A typical toddler, Carter Willis was making some noise.
“He’s ramming his shopping cart into his highchair,” said his mother, Jennifer Cabanayan-Willis. “He has my energy. He’s awesome. We call him our little tornado.”
From her home at Fort Bragg, N.C., Carter’s young mom talked Wednesday about family, duty and how the arrival of her first child changed everything.
“I guess life happens,” she said.
Remember her?
Three years ago, in August of 2005, I met 18-year-old Jennifer Cabanayan at the U.S. Army Recruiting Center near Everett Mall. In 2004, she’d been chosen Miss Everett Teen USA, a preliminary to the Miss Teen USA program. Her Army enlistment made Cabanayan front-page news in The Herald.
“This is the right thing to do,” she said in 2005. “I cannot wait for that moment of putting on a uniform.”
The Everett woman wore her uniform with pride. After basic combat training at Fort Jackson, S.C., Pvt. Cabanayan went on to physical training at Fort Lee, Va., and then to airborne jump school at Fort Benning, Ga. She hoped to follow in the boot steps of her grandfather, the late Otis Saylor of Stanwood, who had served as a paratrooper in Vietnam.
At Fort Lee, she met the man she would marry. Now with the 647th Quartermaster Company, Army Spc. Ray Willis was a class ahead of her in parachute rigger school.
“I was so independent. I wasn’t going to date another person in the Army,” she said. “I didn’t want to be one of those girls who fall in love in a war.”

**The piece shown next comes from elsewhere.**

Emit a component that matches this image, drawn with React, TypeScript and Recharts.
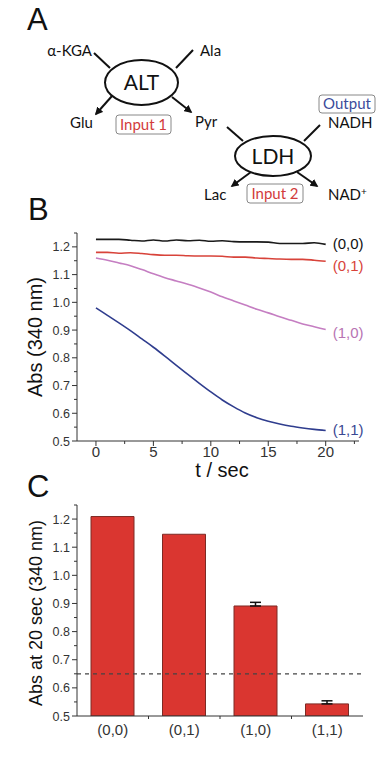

Life happens. Love happens. She and Willis were married at Fort Benning in 2006. When Cabanayan-Willis learned she was pregnant, she made a hard decision. Although her goal had been Army service, she chose family — for now.
Cabanayan-Willis said the Army gave her a choice: serve out her three years of active duty plus five years in the reserves, or take an honorable discharge due to pregnancy. She opted for the latter, but still intends to serve her country.
Her plan is to join the Army National Guard in October 2009, but not before a sweet addition to her family. In January, Cabanayan-Willis is due to deliver their second child, a daughter. Her husband, meanwhile, has re-enlisted and is switching from rigger duties to infantry.
“He’s going to be a lifer, forever in the Army,” she said.
A switch to infantry will likely bring her husband an overseas deployment early next year, and more promotion opportunities, Cabanayan-Willis said. They’re seeking a transfer to Fort Lewis, which would bring her closer to home in her husband’s absence.
“Ray just really wants to go,” said Paulene Saylor, Cabanayan-Willis’ mother, who lives in Everett. “If they get stationed at Fort Lewis, she and the babies would be close. She’s homesick.”
Moving from military service into a supportive role has been a big adjustment. “It’s hard being prior-service. I’m living the Army wife life,” Cabanayan-Willis said. “I wash his uniform and listen to his stories. Every day, it’s hard not to put on that uniform.”
Still, she knows their little ones will only be young once. “I wanted the experience my mom had, to be able to stay home with my children,” she said.
Cabanayan-Willis has watched friends endure their spouses’ deployments. She knows that time is coming for her.
“Military families, especially spouses, hold everything together at home,” she said. When her husband is gone for training, even for a few months, Cabanayan-Willis said their baby doesn’t react to his dad when he first comes back. “The moms and dad, the wives and children, it’s hard sometimes,” she said.
Even so, someday Cabanayan-Willis hopes to be back in uniform, and to serve her country wherever she’s needed. She’s sure her turn will come.
Compelled to join the war against terrorism after the attacks of Sept. 11, 2001, Cabanayan-Willis said that today it’s more personal. “Those soldiers are my friends and family,” she said.
And the mother who thought she was sending a daughter off to war now wants the best for a growing family.
“They’re happy. They know what they want,” Saylor said. “They both want the military life, and everything that comes with it.”